Все сотрудники иностранного отдела ютились в одной большой комнате. В ней умещались четыре стола. Рядом находился кабинет Саши Лосева, заместителя редактора отдела, толкового международника, весьма уважаемого в редакции. Естественно, мы ожидали его назначения на место редактора отдела, освободившееся после ухода Стрельникова. Нашему удивлению и возмущению не было предела, когда нам сообщили, что вакансию заполнит Карл Непомнящий, рядовой литсотрудник «Огонька». Тот самый рыжеватый, низкорослый, розовощекий еврей, который частенько заглядывал к нам в отдел поболтать, рассказать анекдот, обменяться впечатлениями. «Огонек» располагался этажом выше. Мы, естественно, встречались в столовой, толкались в лифте или очереди в бухгалтерию, получая зарплату. Никто из нас всерьез не воспринимал Карлушу, которого нам предстояло величать не иначе как: «Карл Ефимович! Чего изволите-с?» Так мы шутили, узнав новость о его назначении, и воспринимали ее как очередной слух. Мы реагировали бы иначе, если бы речь шла о назначении, скажем, Генриха Боровика или Николая Драчинского, много писавших в «Огоньке» на международные темы. Но Лосев сказал мне, что уже принято решение о назначении Непомнящего, с которым он отказался работать. Он добавил, что его позицию поддерживают все сотрудники отдела – Кассис, Корявин и Попов. Что я думаю о случившемся? Я ответил, что пора брать на работу людей со знанием языка. В то время многие видные международники не знали иностранных языков, например Борис Стрельников. Перед первой поездкой в Нью-Йорк он полгода с учителями изучал английский, от работы в редакции был освобожден.

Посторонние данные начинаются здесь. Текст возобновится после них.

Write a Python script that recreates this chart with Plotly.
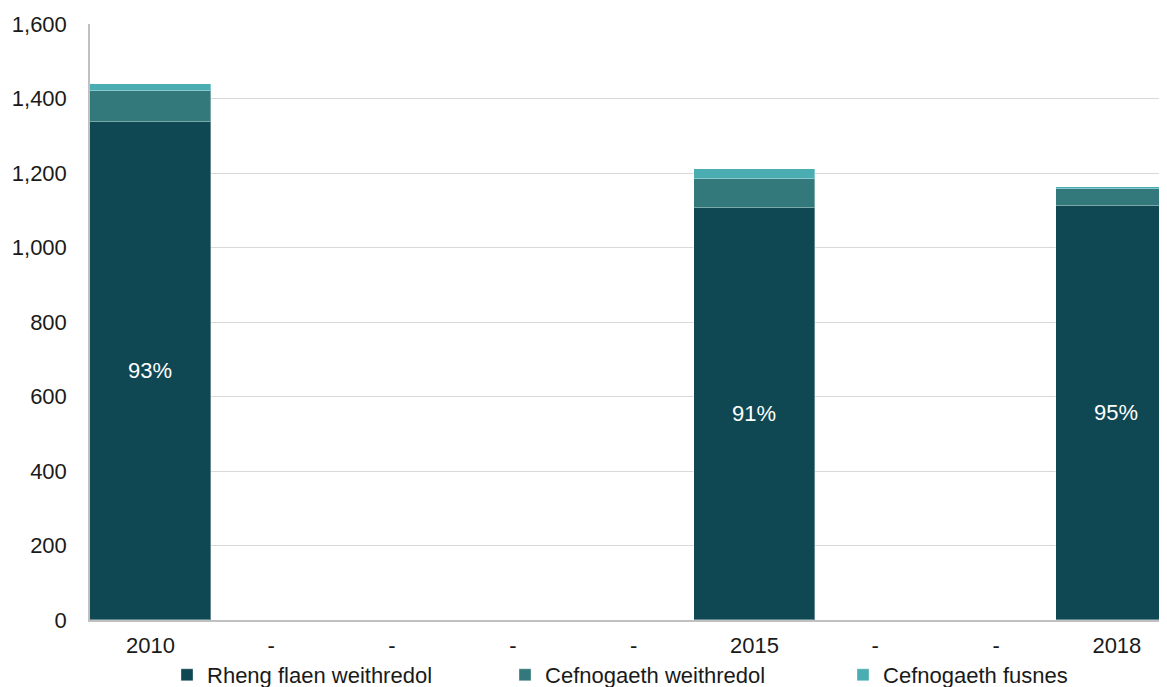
import plotly.graph_objects as go

categories = ["2010", "-", "-", "-", "-", "2015", "-", "-", "2018"]
rheng_flaen = [1338, None, None, None, None, 1105, None, None, 1112]
cefn_weithredol = [81, None, None, None, None, 78, None, None, 44]
cefn_fusnes = [20, None, None, None, None, 28, None, None, 7]
pct_labels = ["93%", "", "", "", "", "91%", "", "", "95%"]

x = list(range(len(categories)))
FONT = "Liberation Sans, Arial, sans-serif"
edge = dict(color="rgba(255,255,255,0.35)", width=1)

fig = go.Figure()
fig.add_trace(go.Bar(
    x=x, y=rheng_flaen, name="Rheng flaen weithredol",
    marker=dict(color="#0F4752", line=edge),
    text=pct_labels, textposition="inside", insidetextanchor="middle",
    textfont=dict(color="white", size=22, family=FONT), textangle=0,
))
fig.add_trace(go.Bar(
    x=x, y=cefn_weithredol, name="Cefnogaeth weithredol",
    marker=dict(color="#33787A", line=edge),
))
fig.add_trace(go.Bar(
    x=x, y=cefn_fusnes, name="Cefnogaeth fusnes",
    marker=dict(color="#4AADB2", line=edge),
))

fig.update_layout(
    barmode="stack", bargap=0,
    width=1159, height=679,
    margin=dict(l=82, r=0, t=16, b=67, autoexpand=False),
    paper_bgcolor="white", plot_bgcolor="white",
    font=dict(family=FONT, size=22, color="#1a1a1a"),
    showlegend=True,
    legend=dict(
        orientation="h", x=0.0715, xanchor="left", y=-0.057, yanchor="top",
        entrywidth=293, entrywidthmode="pixels",
        bgcolor="rgba(0,0,0,0)",
        font=dict(size=22, family=FONT, color="#1a1a1a"),
        itemwidth=30, tracegroupgap=0, traceorder="normal",
    ),
    xaxis=dict(
        tickmode="array", tickvals=x, ticktext=categories,
        range=[-0.5, 8.415], showgrid=False, ticks="",
        showline=True, linecolor="#c0c0c0", linewidth=1.5,
        tickfont=dict(size=22), fixedrange=True, automargin=False,
        ticklabelstandoff=5,
    ),
    yaxis=dict(
        range=[0, 1600], dtick=200, tickformat=",",
        showgrid=True, gridcolor="#d9d9d9", gridwidth=1,
        showline=True, linecolor="#c0c0c0", linewidth=1.5,
        ticks="", ticklabelstandoff=17, tickfont=dict(size=22),
        zeroline=False, automargin=False,
    ),
)

fig.write_html("out.html")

Узнав о бунте, одни нас поддерживали, другие трусливо заклинали – уволят вас, дурачков! Горюнов собрал нас на экстренное совещание редколлегии и сказал, что наш отказ работать с Непомнящим известен в Агитпропе ЦК, редколлегии предложено разобраться и доложить причины. Первым выступил Лосев. Он дал резко негативную характеристику Непомнящему и твердо заявил, что за него работать не собирается, найдет себе другое место. Все мы характеризовали Карла не с лучшей стороны. Я говорил, что не могу представить себе на месте Стрельникова рядового сотрудника из журнала, который весьма эпизодически освещает международную политику. Более того, меня удивляет, что «Комсомолка» не в состоянии подыскать равноценного Стрельникову редактора. Мы не заметили, что на заседании отсутствует Аджубей, зачинщик всей этой неприятной истории. В заключение Горюнов сказал, что он доложит о разговоре в ЦК, за которым решающее слово. Нас не уволили, бунт закончился компромиссом. Карл Непомнящий занял кресло редактора, а бунтовщиков стали уважать и продвигать по службе. Вадим Кассис поехал собкором в Китай. Сашу Лосева вдруг послали в Нью-Йорк освещать чрезвычайную сессию Генеральной ассамблеи ООН. После возвращения ему предложили пост главного редактора вновь создаваемого молодежного журнала. Меня срочно направили специальным корреспондентом в Египет, где шла война из-за Суэцкого канала. Непомнящий старался завоевать у нас авторитет. Он сердечно провожал меня в первую командировку. Перед отъездом пригласил к себе в кабинет главный редактор Горюнов, человек строгий, но справедливый, каких уважают и любят. Заговорил отцовским тоном, впервые перейдя на «ты». Наставлял быть на высоте. «Не на прогулку едешь. Там идет настоящая война. Поосторожнее будь», – сказал он на прощание.